▶ **Task details**
Copy all of the material exactly. Pictures are not to appear in the copy.

◆ ◆ ◆ ◆ ◆

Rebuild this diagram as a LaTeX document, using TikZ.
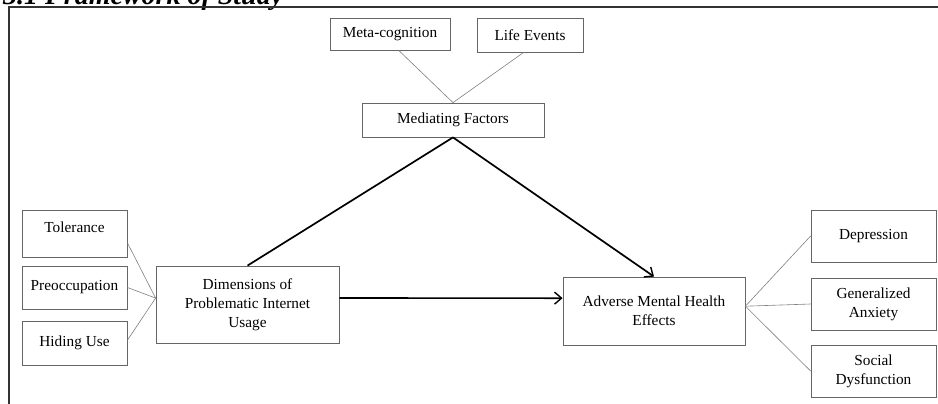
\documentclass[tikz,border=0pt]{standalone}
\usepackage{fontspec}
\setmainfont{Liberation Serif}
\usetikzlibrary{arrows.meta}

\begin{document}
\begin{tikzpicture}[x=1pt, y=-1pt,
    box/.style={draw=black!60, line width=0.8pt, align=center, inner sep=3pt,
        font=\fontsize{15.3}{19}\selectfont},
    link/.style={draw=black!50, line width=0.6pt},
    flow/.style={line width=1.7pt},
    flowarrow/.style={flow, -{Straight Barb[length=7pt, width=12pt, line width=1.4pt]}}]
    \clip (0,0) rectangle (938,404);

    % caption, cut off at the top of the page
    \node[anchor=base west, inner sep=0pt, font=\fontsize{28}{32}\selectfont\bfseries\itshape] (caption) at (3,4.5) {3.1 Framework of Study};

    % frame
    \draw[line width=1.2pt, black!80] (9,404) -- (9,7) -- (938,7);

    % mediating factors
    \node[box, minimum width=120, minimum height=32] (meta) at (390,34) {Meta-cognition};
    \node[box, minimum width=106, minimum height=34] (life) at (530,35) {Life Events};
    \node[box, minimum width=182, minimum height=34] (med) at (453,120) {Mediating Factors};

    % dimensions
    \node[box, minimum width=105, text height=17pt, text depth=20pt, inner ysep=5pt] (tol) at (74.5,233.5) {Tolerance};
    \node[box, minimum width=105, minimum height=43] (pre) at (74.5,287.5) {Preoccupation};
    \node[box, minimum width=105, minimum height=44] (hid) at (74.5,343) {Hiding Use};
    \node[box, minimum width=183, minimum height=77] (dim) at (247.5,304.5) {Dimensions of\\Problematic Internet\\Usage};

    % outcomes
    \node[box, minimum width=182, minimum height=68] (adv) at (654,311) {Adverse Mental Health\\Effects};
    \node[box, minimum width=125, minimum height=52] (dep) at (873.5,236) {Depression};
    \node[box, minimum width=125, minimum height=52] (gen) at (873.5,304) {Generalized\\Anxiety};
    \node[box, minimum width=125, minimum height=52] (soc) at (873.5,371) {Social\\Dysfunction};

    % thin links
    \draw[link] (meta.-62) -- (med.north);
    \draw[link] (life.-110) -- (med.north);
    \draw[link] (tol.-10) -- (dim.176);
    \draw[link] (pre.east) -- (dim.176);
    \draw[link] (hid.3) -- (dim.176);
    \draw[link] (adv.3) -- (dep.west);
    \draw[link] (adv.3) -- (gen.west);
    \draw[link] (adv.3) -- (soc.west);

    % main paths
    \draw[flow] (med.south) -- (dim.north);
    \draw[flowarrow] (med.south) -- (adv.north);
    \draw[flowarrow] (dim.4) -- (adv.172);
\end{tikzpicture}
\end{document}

◆ ◆ ◆ ◆ ◆

▶ **The solution**
Rebuild this diagram as a LaTeX document, using TikZ.
\documentclass[tikz,border=0pt]{standalone}
\usepackage{fontspec}
\setmainfont{Liberation Serif}
\usetikzlibrary{arrows.meta}

\begin{document}
\begin{tikzpicture}[x=1pt, y=-1pt,
    box/.style={draw=black!60, line width=0.8pt, align=center, inner sep=3pt,
        font=\fontsize{15.3}{19}\selectfont},
    link/.style={draw=black!50, line width=0.6pt},
    flow/.style={line width=1.7pt},
    flowarrow/.style={flow, -{Straight Barb[length=7pt, width=12pt, line width=1.4pt]}}]
    \clip (0,0) rectangle (938,404);

    % caption, cut off at the top of the page
    \node[anchor=base west, inner sep=0pt, font=\fontsize{28}{32}\selectfont\bfseries\itshape] (caption) at (3,4.5) {3.1 Framework of Study};

    % frame
    \draw[line width=1.2pt, black!80] (9,404) -- (9,7) -- (938,7);

    % mediating factors
    \node[box, minimum width=120, minimum height=32] (meta) at (390,34) {Meta-cognition};
    \node[box, minimum width=106, minimum height=34] (life) at (530,35) {Life Events};
    \node[box, minimum width=182, minimum height=34] (med) at (453,120) {Mediating Factors};

    % dimensions
    \node[box, minimum width=105, text height=17pt, text depth=20pt, inner ysep=5pt] (tol) at (74.5,233.5) {Tolerance};
    \node[box, minimum width=105, minimum height=43] (pre) at (74.5,287.5) {Preoccupation};
    \node[box, minimum width=105, minimum height=44] (hid) at (74.5,343) {Hiding Use};
    \node[box, minimum width=183, minimum height=77] (dim) at (247.5,304.5) {Dimensions of\\Problematic Internet\\Usage};

    % outcomes
    \node[box, minimum width=182, minimum height=68] (adv) at (654,311) {Adverse Mental Health\\Effects};
    \node[box, minimum width=125, minimum height=52] (dep) at (873.5,236) {Depression};
    \node[box, minimum width=125, minimum height=52] (gen) at (873.5,304) {Generalized\\Anxiety};
    \node[box, minimum width=125, minimum height=52] (soc) at (873.5,371) {Social\\Dysfunction};

    % thin links
    \draw[link] (meta.-62) -- (med.north);
    \draw[link] (life.-110) -- (med.north);
    \draw[link] (tol.-10) -- (dim.176);
    \draw[link] (pre.east) -- (dim.176);
    \draw[link] (hid.3) -- (dim.176);
    \draw[link] (adv.3) -- (dep.west);
    \draw[link] (adv.3) -- (gen.west);
    \draw[link] (adv.3) -- (soc.west);

    % main paths
    \draw[flow] (med.south) -- (dim.north);
    \draw[flowarrow] (med.south) -- (adv.north);
    \draw[flowarrow] (dim.4) -- (adv.172);
\end{tikzpicture}
\end{document}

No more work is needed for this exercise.